== Written problem ==
Write out the material exactly, leaving every picture behind.

____ Recorded information

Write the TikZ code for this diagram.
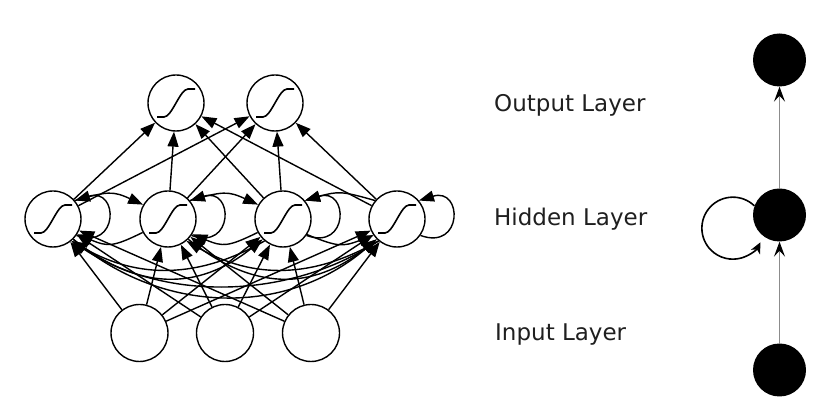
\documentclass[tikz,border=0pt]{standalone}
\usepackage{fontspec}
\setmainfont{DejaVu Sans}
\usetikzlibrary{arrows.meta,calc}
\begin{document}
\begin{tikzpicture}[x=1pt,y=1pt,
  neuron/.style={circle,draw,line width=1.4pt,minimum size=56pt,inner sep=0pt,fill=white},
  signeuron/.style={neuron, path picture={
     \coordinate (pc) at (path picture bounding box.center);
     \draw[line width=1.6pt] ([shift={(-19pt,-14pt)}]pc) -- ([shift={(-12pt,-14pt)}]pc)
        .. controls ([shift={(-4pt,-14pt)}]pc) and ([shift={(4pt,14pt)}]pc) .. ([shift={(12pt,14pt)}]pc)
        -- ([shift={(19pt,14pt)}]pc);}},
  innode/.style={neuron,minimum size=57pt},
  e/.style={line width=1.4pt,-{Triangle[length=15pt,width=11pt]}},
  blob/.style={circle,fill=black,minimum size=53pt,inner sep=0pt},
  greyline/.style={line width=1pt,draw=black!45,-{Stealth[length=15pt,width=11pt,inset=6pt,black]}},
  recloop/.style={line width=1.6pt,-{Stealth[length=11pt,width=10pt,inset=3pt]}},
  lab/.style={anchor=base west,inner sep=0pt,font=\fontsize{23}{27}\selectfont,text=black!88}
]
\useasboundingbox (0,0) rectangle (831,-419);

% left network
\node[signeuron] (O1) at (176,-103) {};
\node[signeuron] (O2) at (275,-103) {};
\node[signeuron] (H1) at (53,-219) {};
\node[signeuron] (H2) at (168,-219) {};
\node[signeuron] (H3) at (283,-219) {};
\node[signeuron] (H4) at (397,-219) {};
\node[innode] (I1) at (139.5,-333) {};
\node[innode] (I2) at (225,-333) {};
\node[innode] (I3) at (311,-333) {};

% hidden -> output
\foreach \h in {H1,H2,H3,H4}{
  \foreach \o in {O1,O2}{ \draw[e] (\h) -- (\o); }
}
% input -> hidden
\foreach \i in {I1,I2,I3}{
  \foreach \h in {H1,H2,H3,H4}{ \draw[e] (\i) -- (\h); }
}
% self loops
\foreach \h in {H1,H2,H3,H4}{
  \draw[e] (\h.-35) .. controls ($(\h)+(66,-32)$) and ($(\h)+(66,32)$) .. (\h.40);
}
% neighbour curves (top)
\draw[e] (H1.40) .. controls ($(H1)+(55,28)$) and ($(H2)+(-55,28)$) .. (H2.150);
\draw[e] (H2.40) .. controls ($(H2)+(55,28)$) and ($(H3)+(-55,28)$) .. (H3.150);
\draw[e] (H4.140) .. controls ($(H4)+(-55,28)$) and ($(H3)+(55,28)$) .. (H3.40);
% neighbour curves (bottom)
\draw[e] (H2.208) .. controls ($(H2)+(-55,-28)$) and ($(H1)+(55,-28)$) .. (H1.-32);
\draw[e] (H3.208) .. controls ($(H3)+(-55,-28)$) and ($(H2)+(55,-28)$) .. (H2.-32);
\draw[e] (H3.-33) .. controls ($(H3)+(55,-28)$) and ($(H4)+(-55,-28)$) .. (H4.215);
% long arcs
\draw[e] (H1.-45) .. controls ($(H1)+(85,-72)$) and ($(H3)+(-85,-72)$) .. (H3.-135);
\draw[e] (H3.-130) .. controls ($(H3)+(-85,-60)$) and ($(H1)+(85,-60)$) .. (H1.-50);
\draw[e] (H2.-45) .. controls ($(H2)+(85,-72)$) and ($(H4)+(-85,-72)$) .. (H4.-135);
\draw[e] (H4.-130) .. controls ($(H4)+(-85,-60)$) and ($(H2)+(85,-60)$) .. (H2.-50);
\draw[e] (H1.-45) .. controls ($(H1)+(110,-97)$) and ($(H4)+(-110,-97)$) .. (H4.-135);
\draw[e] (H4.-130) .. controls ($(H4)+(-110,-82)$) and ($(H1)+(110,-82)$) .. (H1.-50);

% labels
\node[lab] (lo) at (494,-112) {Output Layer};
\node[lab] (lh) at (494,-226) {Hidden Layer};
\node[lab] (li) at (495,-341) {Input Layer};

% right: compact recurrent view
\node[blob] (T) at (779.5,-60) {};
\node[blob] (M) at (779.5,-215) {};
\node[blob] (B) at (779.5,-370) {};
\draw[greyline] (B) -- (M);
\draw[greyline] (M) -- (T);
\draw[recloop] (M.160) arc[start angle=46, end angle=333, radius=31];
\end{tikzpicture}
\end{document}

________

== Completed exercise ==
Write the TikZ code for this diagram.
\documentclass[tikz,border=0pt]{standalone}
\usepackage{fontspec}
\setmainfont{DejaVu Sans}
\usetikzlibrary{arrows.meta,calc}
\begin{document}
\begin{tikzpicture}[x=1pt,y=1pt,
  neuron/.style={circle,draw,line width=1.4pt,minimum size=56pt,inner sep=0pt,fill=white},
  signeuron/.style={neuron, path picture={
     \coordinate (pc) at (path picture bounding box.center);
     \draw[line width=1.6pt] ([shift={(-19pt,-14pt)}]pc) -- ([shift={(-12pt,-14pt)}]pc)
        .. controls ([shift={(-4pt,-14pt)}]pc) and ([shift={(4pt,14pt)}]pc) .. ([shift={(12pt,14pt)}]pc)
        -- ([shift={(19pt,14pt)}]pc);}},
  innode/.style={neuron,minimum size=57pt},
  e/.style={line width=1.4pt,-{Triangle[length=15pt,width=11pt]}},
  blob/.style={circle,fill=black,minimum size=53pt,inner sep=0pt},
  greyline/.style={line width=1pt,draw=black!45,-{Stealth[length=15pt,width=11pt,inset=6pt,black]}},
  recloop/.style={line width=1.6pt,-{Stealth[length=11pt,width=10pt,inset=3pt]}},
  lab/.style={anchor=base west,inner sep=0pt,font=\fontsize{23}{27}\selectfont,text=black!88}
]
\useasboundingbox (0,0) rectangle (831,-419);

% left network
\node[signeuron] (O1) at (176,-103) {};
\node[signeuron] (O2) at (275,-103) {};
\node[signeuron] (H1) at (53,-219) {};
\node[signeuron] (H2) at (168,-219) {};
\node[signeuron] (H3) at (283,-219) {};
\node[signeuron] (H4) at (397,-219) {};
\node[innode] (I1) at (139.5,-333) {};
\node[innode] (I2) at (225,-333) {};
\node[innode] (I3) at (311,-333) {};

% hidden -> output
\foreach \h in {H1,H2,H3,H4}{
  \foreach \o in {O1,O2}{ \draw[e] (\h) -- (\o); }
}
% input -> hidden
\foreach \i in {I1,I2,I3}{
  \foreach \h in {H1,H2,H3,H4}{ \draw[e] (\i) -- (\h); }
}
% self loops
\foreach \h in {H1,H2,H3,H4}{
  \draw[e] (\h.-35) .. controls ($(\h)+(66,-32)$) and ($(\h)+(66,32)$) .. (\h.40);
}
% neighbour curves (top)
\draw[e] (H1.40) .. controls ($(H1)+(55,28)$) and ($(H2)+(-55,28)$) .. (H2.150);
\draw[e] (H2.40) .. controls ($(H2)+(55,28)$) and ($(H3)+(-55,28)$) .. (H3.150);
\draw[e] (H4.140) .. controls ($(H4)+(-55,28)$) and ($(H3)+(55,28)$) .. (H3.40);
% neighbour curves (bottom)
\draw[e] (H2.208) .. controls ($(H2)+(-55,-28)$) and ($(H1)+(55,-28)$) .. (H1.-32);
\draw[e] (H3.208) .. controls ($(H3)+(-55,-28)$) and ($(H2)+(55,-28)$) .. (H2.-32);
\draw[e] (H3.-33) .. controls ($(H3)+(55,-28)$) and ($(H4)+(-55,-28)$) .. (H4.215);
% long arcs
\draw[e] (H1.-45) .. controls ($(H1)+(85,-72)$) and ($(H3)+(-85,-72)$) .. (H3.-135);
\draw[e] (H3.-130) .. controls ($(H3)+(-85,-60)$) and ($(H1)+(85,-60)$) .. (H1.-50);
\draw[e] (H2.-45) .. controls ($(H2)+(85,-72)$) and ($(H4)+(-85,-72)$) .. (H4.-135);
\draw[e] (H4.-130) .. controls ($(H4)+(-85,-60)$) and ($(H2)+(85,-60)$) .. (H2.-50);
\draw[e] (H1.-45) .. controls ($(H1)+(110,-97)$) and ($(H4)+(-110,-97)$) .. (H4.-135);
\draw[e] (H4.-130) .. controls ($(H4)+(-110,-82)$) and ($(H1)+(110,-82)$) .. (H1.-50);

% labels
\node[lab] (lo) at (494,-112) {Output Layer};
\node[lab] (lh) at (494,-226) {Hidden Layer};
\node[lab] (li) at (495,-341) {Input Layer};

% right: compact recurrent view
\node[blob] (T) at (779.5,-60) {};
\node[blob] (M) at (779.5,-215) {};
\node[blob] (B) at (779.5,-370) {};
\draw[greyline] (B) -- (M);
\draw[greyline] (M) -- (T);
\draw[recloop] (M.160) arc[start angle=46, end angle=333, radius=31];
\end{tikzpicture}
\end{document}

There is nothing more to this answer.